Summer Learning Loss Prevention

The weather is starting to warm and for those of you who have students in the public or private school system, it means that summer break is slowly creeping down your neck muahahaha. For homeschoolers…it doesn’t really change that much but even as a homeschooler things tend to become laxer in the summer.

And why shouldn’t it? Vacations happen, family comes to visit, beaches are calling, mountains need to be hiked, days are longer, all that good stuff. But lax curriculums can equal the inevitable=

Image result for kids home for summer meme

To be completely honest I’m more of an autumn/spring girl, summer isn’t my go to but I digress…

The main point is that education takes a back seat in the summertime for the most part. While everyone deserves a little downtime, completely letting education get turned off can be detrimental to your student. Summer learning loss is a phenomenon that has been studied since the 1920s. Although there is still debate on what the exact measures are in recent years, there is not much debate that there is indeed a noticeable trend in education recession. 


The basic premise is that when a student goes through a long period of time (two to three months for example) with no educational stimulation they will lose some of what they learned during the school year. Summer learning loss, or the summer slide, can affect any student no matter race, socioeconomic class, or grade level. However, minorities and lower income families tend to be more at risk.

Children do not have to be immersed in school year round. They do not have to be “educated” six hours a day, five hours a week, fifty-two weeks a year. However, having intense education for nine months and then nothing for three is proven to have negative consequences as far as retention seems to go for students.
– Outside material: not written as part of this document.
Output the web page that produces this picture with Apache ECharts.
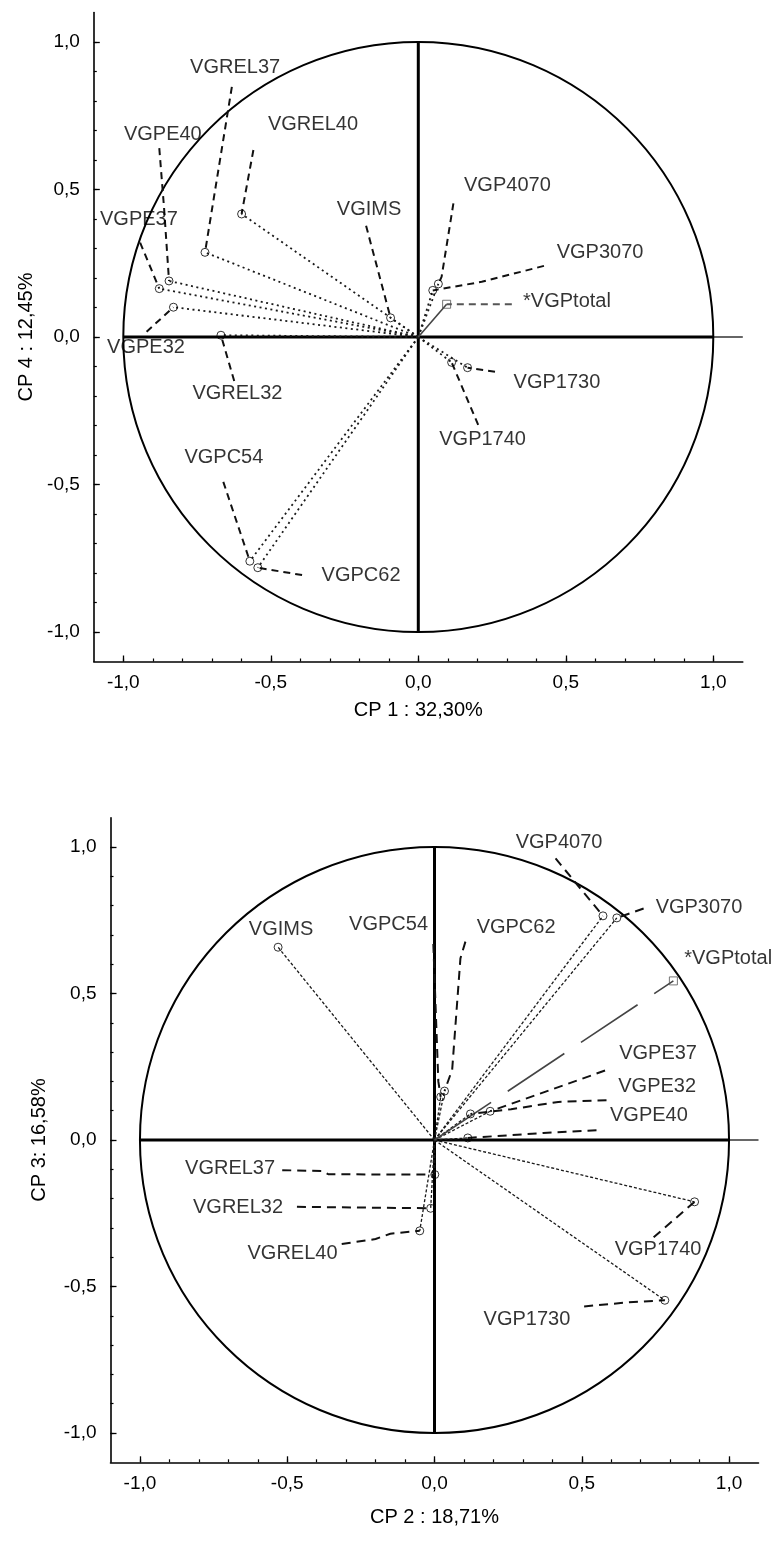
<!DOCTYPE html>
<html><head><meta charset="utf-8">
<script src="https://cdn.jsdelivr.net/npm/echarts@6.0.0/dist/echarts.min.js"></script>
<style>html,body{margin:0;padding:0;background:#fff}#c{width:776px;height:1541px}</style>
</head><body><div id="c"></div>
<script>
// ---------- common ----------
const majorTicks = [-1, -0.5, 0, 0.5, 1];
const minorTicks = [-1, -0.9, -0.8, -0.7, -0.6, -0.5, -0.4, -0.3, -0.2, -0.1, 0, 0.1, 0.2, 0.3, 0.4, 0.5, 0.6, 0.7, 0.8, 0.9, 1];
const axisMin = -1.1, axisMax = 1.1;
const origin = [0, 0];
const unitRadius = 1;
const crossH = [[-1, 0], [1, 0]];
const crossV = [[0, -1], [0, 1]];
const crossExt = [[1, 0], [1.1, 0]];

// ---------- plot 1 : CP 1 x CP 4 ----------
const vars1 = ['VGREL37','VGREL40','VGPE40','VGPE37','VGPE32','VGREL32','VGIMS','VGPC54','VGPC62','VGP4070','VGP3070','VGP1730','VGP1740'];
const cp1 = [-0.723, -0.599, -0.845, -0.878, -0.830, -0.669, -0.094, -0.571, -0.544, 0.068, 0.049, 0.167, 0.113];
const cp4 = [0.287, 0.417, 0.190, 0.164, 0.101, 0.006, 0.065, -0.760, -0.782, 0.180, 0.158, -0.104, -0.086];
const lab1X = [-0.621, -0.357, -0.866, -0.947, -0.923, -0.613, -0.167, -0.659, -0.194, 0.302, 0.616, 0.470, 0.218];
const lab1Y = [0.912, 0.719, 0.688, 0.400, -0.034, -0.193, 0.431, -0.407, -0.807, 0.515, 0.288, -0.153, -0.349];
const leader1 = [
  [[-0.632, 0.848]],
  [[-0.559, 0.634]],
  [[-0.878, 0.640], [-0.862, 0.440]],
  [[-0.943, 0.320]],
  [[-0.921, 0.018]],
  [[-0.624, -0.149]],
  [[-0.177, 0.377]],
  [[-0.661, -0.491]],
  [[-0.394, -0.807]],
  [[0.119, 0.453], [0.079, 0.204]],
  [[0.426, 0.241], [0.215, 0.187]],
  [[0.260, -0.118]],
  [[0.203, -0.298]]
];
const total1 = [0.096, 0.111];
const totalLab1 = [0.504, 0.119];
const totalLeader1 = [[0.317, 0.111]];

// ---------- plot 2 : CP 2 x CP 3 ----------
const vars2 = ['VGIMS','VGPC54','VGPC62','VGP4070','VGP3070','VGPE37','VGPE32','VGPE40','VGREL37','VGREL32','VGREL40','VGP1740','VGP1730'];
const cp2 = [-0.531, 0.021, 0.034, 0.572, 0.619, 0.189, 0.122, 0.113, 0.001, -0.013, -0.050, 0.883, 0.782];
const cp3 = [0.658, 0.147, 0.167, 0.765, 0.758, 0.098, 0.089, 0.007, -0.118, -0.233, -0.310, -0.211, -0.547];
const lab2X = [-0.521, -0.156, 0.277, 0.423, 0.898, 0.759, 0.756, 0.728, -0.694, -0.667, -0.482, 0.759, 0.314];
const lab2Y = [0.720, 0.734, 0.727, 1.014, 0.795, 0.294, 0.184, 0.085, -0.096, -0.229, -0.389, -0.372, -0.611];
const leader2 = [
  [],
  [[-0.004, 0.669], [0.013, 0.200]],
  [[0.105, 0.677], [0.088, 0.620], [0.060, 0.240]],
  [[0.411, 0.961]],
  [[0.710, 0.790]],
  [[0.579, 0.237]],
  [[0.584, 0.136], [0.420, 0.130], [0.260, 0.105]],
  [[0.550, 0.033], [0.370, 0.024]],
  [[-0.517, -0.103], [-0.380, -0.106], [-0.360, -0.117]],
  [[-0.467, -0.228]],
  [[-0.315, -0.355], [-0.200, -0.338], [-0.150, -0.320]],
  [[0.744, -0.332]],
  [[0.508, -0.568], [0.660, -0.554]]
];
const total2 = [0.811, 0.543];
const totalLab2 = [0.997, 0.621];
const totalLeader2 = [];

const totalName = '*VGPtotal';
const axisTitles = { x1: 'CP 1 : 32,30%', y1: 'CP 4 : 12,45%', x2: 'CP 2 : 18,71%', y2: 'CP 3: 16,58%' };

// ---------- build ----------
const FONT = 'Liberation Sans, Arial, sans-serif';
const fmt = v => v.toFixed(1).replace('.', ',');

const grids = [
  { left: 93.8, top: 12.5, width: 649, height: 649 },
  { left: 110.5, top: 817.7, width: 648, height: 644.6 }
];

function axes(dim, gi, name, nameGap) {
  const major = {
    type: 'value', gridIndex: gi, min: axisMin, max: axisMax,
    name: name, nameLocation: 'middle', nameGap: nameGap,
    nameTextStyle: { color: '#000', fontSize: 20, fontFamily: FONT },
    axisLine: { show: true, onZero: false, lineStyle: { color: '#000', width: 1.6 } },
    axisTick: { show: true, inside: true, length: 6, customValues: majorTicks, lineStyle: { color: '#000', width: 1.3 } },
    axisLabel: { show: true, customValues: majorTicks, formatter: fmt, color: '#000', fontSize: 19, fontFamily: FONT, margin: dim === 'x' ? 12 : 14 },
    splitLine: { show: false }
  };
  const minor = {
    type: 'value', gridIndex: gi, min: axisMin, max: axisMax,
    position: dim === 'x' ? 'bottom' : 'left',
    axisLine: { show: false, onZero: false },
    axisTick: { show: true, inside: true, length: 3, customValues: minorTicks, lineStyle: { color: '#000', width: 1.2 } },
    axisLabel: { show: false },
    splitLine: { show: false }
  };
  major.position = dim === 'x' ? 'bottom' : 'left';
  return [major, minor];
}

const xAxis = [...axes('x', 0, axisTitles.x1, 39), ...axes('x', 1, axisTitles.x2, 45)];
const yAxis = [...axes('y', 0, axisTitles.y1, 54), ...axes('y', 1, axisTitles.y2, 61)];

function plotSeries(k, names, xs, ys, lx, ly, leaders, total, totalLab, totalLeader, radialDash, radialWidth, leaderDash, totalDash) {
  const ax = { xAxisIndex: 2 * k, yAxisIndex: 2 * k };
  const s = [];
  // unit circle
  s.push(Object.assign({
    type: 'custom', coordinateSystem: 'cartesian2d', silent: true, z: 2,
    data: [[origin[0], origin[1], unitRadius]],
    renderItem: (params, api) => {
      const c = api.coord([api.value(0), api.value(1)]);
      const sz = api.size([api.value(2), api.value(2)]);
      return { type: 'ellipse', shape: { cx: c[0], cy: c[1], rx: sz[0], ry: sz[1] },
               style: { fill: 'none', stroke: '#000', lineWidth: 2 } };
    }
  }, ax));
  // cross lines
  s.push(Object.assign({ type: 'lines', coordinateSystem: 'cartesian2d', polyline: true, silent: true, z: 3,
    lineStyle: { color: '#000', width: 3, opacity: 1 },
    data: [{ coords: crossH }, { coords: crossV }] }, ax));
  s.push(Object.assign({ type: 'lines', coordinateSystem: 'cartesian2d', polyline: true, silent: true, z: 3,
    lineStyle: { color: '#000', width: 1.2, opacity: 1 },
    data: [{ coords: crossExt }] }, ax));
  // radial vectors
  s.push(Object.assign({ type: 'lines', coordinateSystem: 'cartesian2d', polyline: true, silent: true, z: 4,
    lineStyle: { color: '#1a1a1a', width: radialWidth, type: radialDash, opacity: 1 },
    data: names.map((n, i) => ({ coords: [origin, [xs[i], ys[i]]] })) }, ax));
  // total vector
  s.push(Object.assign({ type: 'lines', coordinateSystem: 'cartesian2d', polyline: true, silent: true, z: 4,
    lineStyle: { color: '#444', width: 1.6, type: totalDash, opacity: 1 },
    data: [{ coords: [origin, total] }] }, ax));
  // leaders
  s.push(Object.assign({ type: 'lines', coordinateSystem: 'cartesian2d', polyline: true, silent: true, z: 4,
    lineStyle: { color: '#111', width: 2, type: leaderDash, opacity: 1 },
    data: leaders.map((L, i) => ({ coords: L.concat([[xs[i], ys[i]]]) })).filter(d => d.coords.length > 1) }, ax));
  if (totalLeader.length) {
    s.push(Object.assign({ type: 'lines', coordinateSystem: 'cartesian2d', polyline: true, silent: true, z: 4,
      lineStyle: { color: '#555', width: 2, type: leaderDash, opacity: 1 },
      data: [{ coords: totalLeader.concat([total]) }] }, ax));
  }
  // points
  s.push(Object.assign({ type: 'scatter', silent: true, z: 5, symbol: 'circle', symbolSize: 8,
    itemStyle: { color: 'rgba(255,255,255,0)', borderColor: '#000', borderWidth: 1 },
    data: names.map((n, i) => [xs[i], ys[i]]) }, ax));
  s.push(Object.assign({ type: 'scatter', silent: true, z: 5, symbol: 'rect', symbolSize: 8,
    itemStyle: { color: 'rgba(255,255,255,0)', borderColor: '#555', borderWidth: 1 },
    data: [total] }, ax));
  // labels
  s.push(Object.assign({ type: 'scatter', silent: true, z: 6, symbolSize: 1,
    itemStyle: { color: 'rgba(0,0,0,0)' },
    label: { show: true, position: 'inside', formatter: '{b}', color: '#000', fontSize: 20, fontFamily: FONT },
    data: names.map((n, i) => ({ name: n, value: [lx[i], ly[i]] })).concat([{ name: totalName, value: totalLab }]) }, ax));
  return s;
}

const series = [
  ...plotSeries(0, vars1, cp1, cp4, lab1X, lab1Y, leader1, total1, totalLab1, totalLeader1, [2, 3.5], 1.8, [7, 5], [68, 20]),
  ...plotSeries(1, vars2, cp2, cp3, lab2X, lab2Y, leader2, total2, totalLab2, totalLeader2, [3, 2], 1.3, [9, 6], [68, 20])
];

const chart = echarts.init(document.getElementById('c'), null, { renderer: 'canvas' });
chart.setOption({
  backgroundColor: '#fff',
  animation: false,
  grid: grids,
  xAxis: xAxis,
  yAxis: yAxis,
  series: series
});
</script></body></html>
How to stop it? You don’t have to enroll in full-time summer camp, summer school, or any other intense programs. Even a few weeks of camp, day camps, reading programs, or trips to museums can help end the summer slide. Here are some options for helping your child not fall victim to summer learning loss:

Weekly library trips


Creative Writing Workshops LIKE THESE!!

Day Camps 


Field Trips

Create educational activities to do at the park, in your back yard, at the farmer’s market


Look on Pinterest and create a list of a few things to do as a family that can help spark some educational benefits. Is there a robotics project you can work on? A book club you could join or start together? An audiobook to listen to in the car together?

It’s summer, make it fun.




1 comment

  1. When I was young, I remember that the schools gave us a book list we could pick 3 books to do a book report on for the next year. Of course a lot of kids didn’t like “summer homework” but I liked reading anyway. I did loose some math skills (my worse subject) over the summer and often felt like the first semester at school was spent going over things we learned the grade before. I think incorporating Math into cooking with your kids, counting things with younger kids, teaching older kids how to manage a checkbook or do a budget are simple things parents can do.